A single short film took both the major prizes in the second annual NZIFF New Zealand’s Best Short Film competition announced at Auckland’s Civic Theatre tonight.
The Madman Entertainment Jury Prize, a cash prize of $5000 for the Best New Zealand Short Film at the 2013 New Zealand International Film Festival, is awarded to Friday Tigers, directed and written by Aidee Walker and produced Julia Parnell. The film also won the Audience Award.
Juror Simon Wilson, editor of Metro Magazine provided the jury’s citation:
“The judges looked for creative engagement with the film-making process, technical competence and, above all, a film that would provide us with a surprising, even thrilling, encounter.
We loved the whimsy of Friday Tigers, with its line drawings and a young mother’s delightfully fanciful creation of animal identities for herself and her small daughter. But the light mood barely hides the darker currents in play: this is a woman clinging to the few good things in her life so determinedly, she hardly has the chance to make sense of anything. The story moves crisply, the acting is beguiling, and the ending – a vote for courage and the power of the imagination – is a surprise and a delight.”
The jury was unable to agree on a recipient for The Friends of the Civic Short Film Award for distinctive creative achievement to any one film in the 2013 Best of New Zealand Short Film programme. The $3000 prize money will be held over and added to the Friends of the Civic award in 2014.
The Audience Award, 25% of the net box office takings from the screenings in the four main centres was also awarded Friday Tigers. The votes were collated from four screenings held in Auckland and Wellington as part of the 2013 NZIFF. The cash value of this prize derived from ticket sales is likely to be around $5000.
The three judges were Metro Magazine editor Simon Wilson, Michael Eldred for Madman Entertainment and veteran film producer Bridget Ikin (An Angel at My Table, My Year Without Sex, The Rocket, William Yang: My Generation).
Guest selector and international filmmaker Alison Maclean selected the six finalists from a shortlist of 12. Festival programmers Bill Gosden and Michael McDonnell viewed 91 entries to prepare the shortlist.
The finalists (with Alison Maclean’s comments on each film in italics):
I’m Going to Mum’s
NZ 2013. Director/Screenplay: Lauren Jackson Producers: Jeremy Macey, Andrew Cochrane
Festivals: Berlin, San Francisco 2013. 13 mins
Torn between his separated Mum’s and Dad’s, what’s a kid going to wear? Truly original. It builds from a simple, charming and wryly funny premise to become unexpectedly powerful.
Interim
NZ 2013. Director/Screenplay: Dan Kircher Producer: Roimata Magregor. 15 mins
Beautifully shot and constructed, this oblique, subjective memory piece gets inside the mind of a rookie cop.
Tom’s Dairy
NZ 2013. Director/Screenplay: Oscar Kightley Producer: Elizabeth Mitchell. 13 mins
1981. A summertime day in the life of a Samoan kid in West Auckland touches on wider conflict and grief.
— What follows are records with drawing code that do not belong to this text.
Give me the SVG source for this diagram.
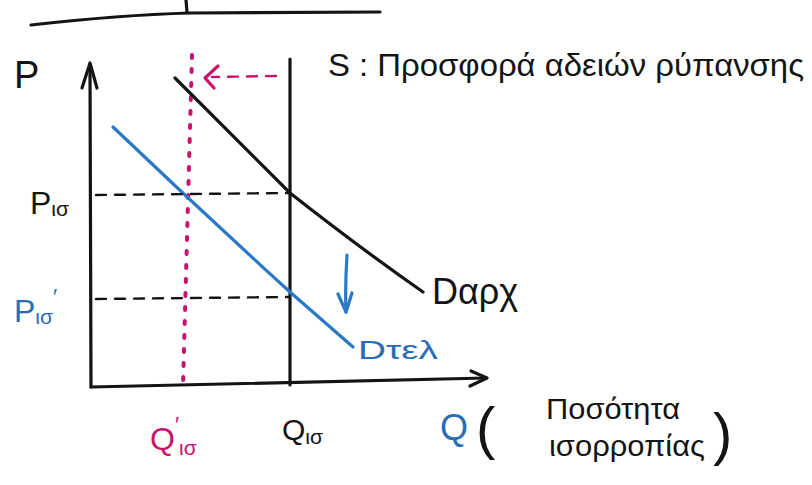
<svg xmlns="http://www.w3.org/2000/svg" width="812" height="485" viewBox="0 0 812 485">
<style>
.ink{fill:none;stroke:#141414;stroke-width:3.2;stroke-linecap:round;stroke-linejoin:round}
.blue{fill:none;stroke:#2a78c8;stroke-width:3.2;stroke-linecap:round;stroke-linejoin:round}
.mag{fill:none;stroke:#c8136e;stroke-width:3.2;stroke-linecap:round;stroke-linejoin:round}
.dash{stroke-dasharray:10 9;stroke-width:2.4}
.dot{stroke-dasharray:3 11;stroke-width:4}
text{font-family:"Liberation Sans","DejaVu Sans",sans-serif;fill:#141414}
.tb{fill:#2a6db5}
.tm{fill:#c8136e}
</style>
<rect width="812" height="485" fill="#ffffff"/>
<g id="topline">
<path class="ink" d="M31 25 Q120 15 190 13 L380 12" />
<path class="ink" d="M186 0 L187 12" />
</g>
<g id="connectors">
<path class="ink" d="M91 387 L90 66" />
<path class="ink" d="M82 88 L90 63 L97 88" />
<path class="ink" d="M91 387 Q300 383 486 378" />
<path class="ink" d="M471 371 L487 378 L470 386" />
<path class="ink" d="M290 59 L290 385" />
<path class="mag dot" d="M192 55 L183 385" />
<path class="mag dash" d="M276 76 L212 77" />
<path class="mag" d="M218 66 L205 78 L214 88" />
<path class="ink" d="M175 78 Q235 138 290 193 Q360 248 423 292" />
<path class="blue" d="M113 127 Q200 210 290 292 L353 347" />
<path class="ink dash" d="M96 195 L288 193" />
<path class="ink dash" d="M96 299 L288 297" />
<path class="blue" d="M347 255 Q345 285 346 312" />
<path class="blue" d="M338 294 L346 312 L352 293" />
</g>
<g id="label-P"><text x="14" y="88" font-size="38">P</text></g>
<g id="label-S"><text x="328" y="76" font-size="31" textLength="476" lengthAdjust="spacingAndGlyphs">S : Προσφορά αδειών ρύπανσης</text></g>
<g id="label-Pis"><text x="30" y="214" font-size="32">P<tspan font-size="21" dy="2">ισ</tspan></text></g>
<g id="label-Pis2"><text class="tb" x="14" y="322" font-size="32">P<tspan font-size="21" dy="2">ισ</tspan><tspan dy="-20" font-size="22">′</tspan></text></g>
<g id="label-Darx"><text x="432" y="304" font-size="36">Dαρχ</text></g>
<g id="label-Dtel"><text class="tb" x="358" y="359" font-size="26" textLength="80" lengthAdjust="spacingAndGlyphs">Dτελ</text></g>
<g id="label-Qis2"><text class="tm" x="150" y="450" font-size="32">Q<tspan font-size="22" dy="-18">′</tspan><tspan font-size="21" dy="23">ισ</tspan></text></g>
<g id="label-Qis"><text x="282" y="440" font-size="30">Q<tspan font-size="21" dy="4">ισ</tspan></text></g>
<g id="label-Q">
<text class="tb" x="440" y="440" font-size="36">Q</text>
<text x="476" y="448" font-size="58" font-weight="300">(</text>
<text x="546" y="419" font-size="30" textLength="134" lengthAdjust="spacingAndGlyphs">Ποσότητα</text>
<text x="549" y="456" font-size="30" textLength="156" lengthAdjust="spacingAndGlyphs">ισορροπίας</text>
<text x="713" y="454" font-size="58" font-weight="300">)</text>
</g>
</svg>
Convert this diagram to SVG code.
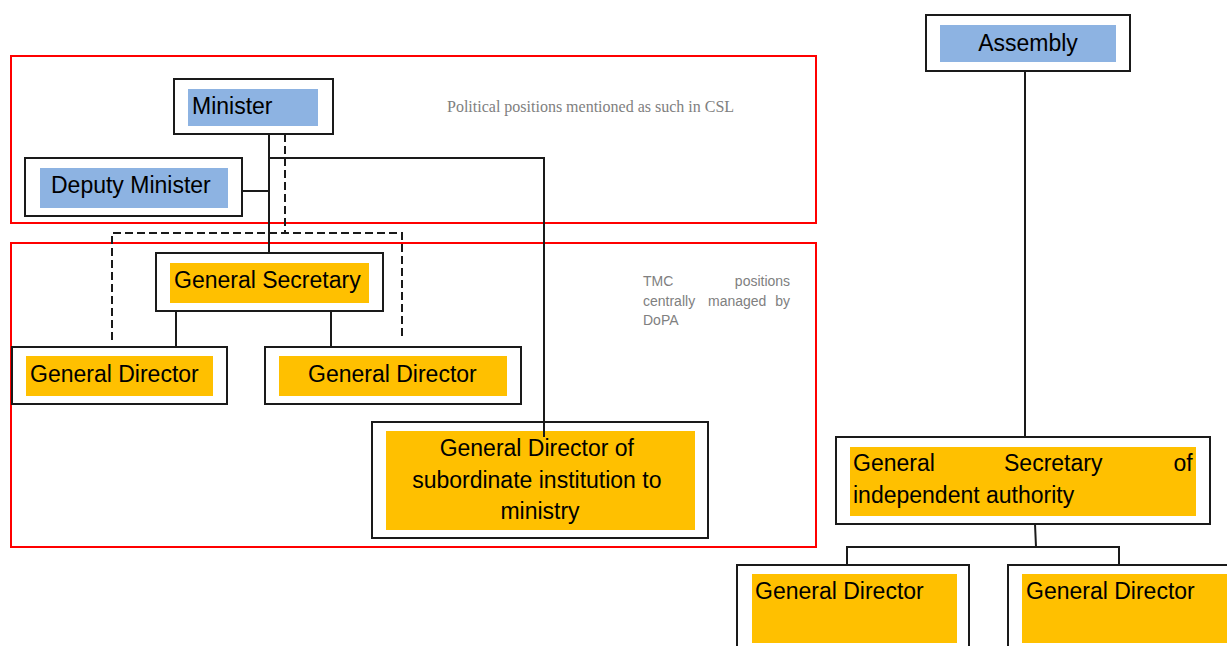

A simple story perfectly told.
Here Now
NZ 2013. Director/Producer/Screenplay: Chelsie Preston Crayford. 14 mins
Perfectly calibrated and true, something pierces the boredom and unconscious dailiness of life for a young woman working in a dress shop.
Blind Mice
NZ 2013. Director/Producer/Screenplay: Walter Lawry. 15 mins
A young woman gets caught between two men. This is very assured filmmaking. Anchored by three vivid performances, we’re thrown into an ambiguous triangle that has more going on than meets the eye.
Friday Tigers
Ngā Taika o te Rāmere
NZ 2013. Director/Screenplay: Aidee Walker Producer: Julia Parnell. 16 mins
When a single mother creates a fantasy world for her three-year-old daughter, is there room for anyone else? Balances real world domestic/romantic turbulence with the gentlest kind of fabulism.
NZIFF in Auckland screens until 4 August, in Wellington until 11 August, in Christchurch from 1 to 18 August, and in Dunedin from 8 August to 25 August before continuing around the country. The NZ’s Best Shorts programme will screen in every NZIFF regional programme.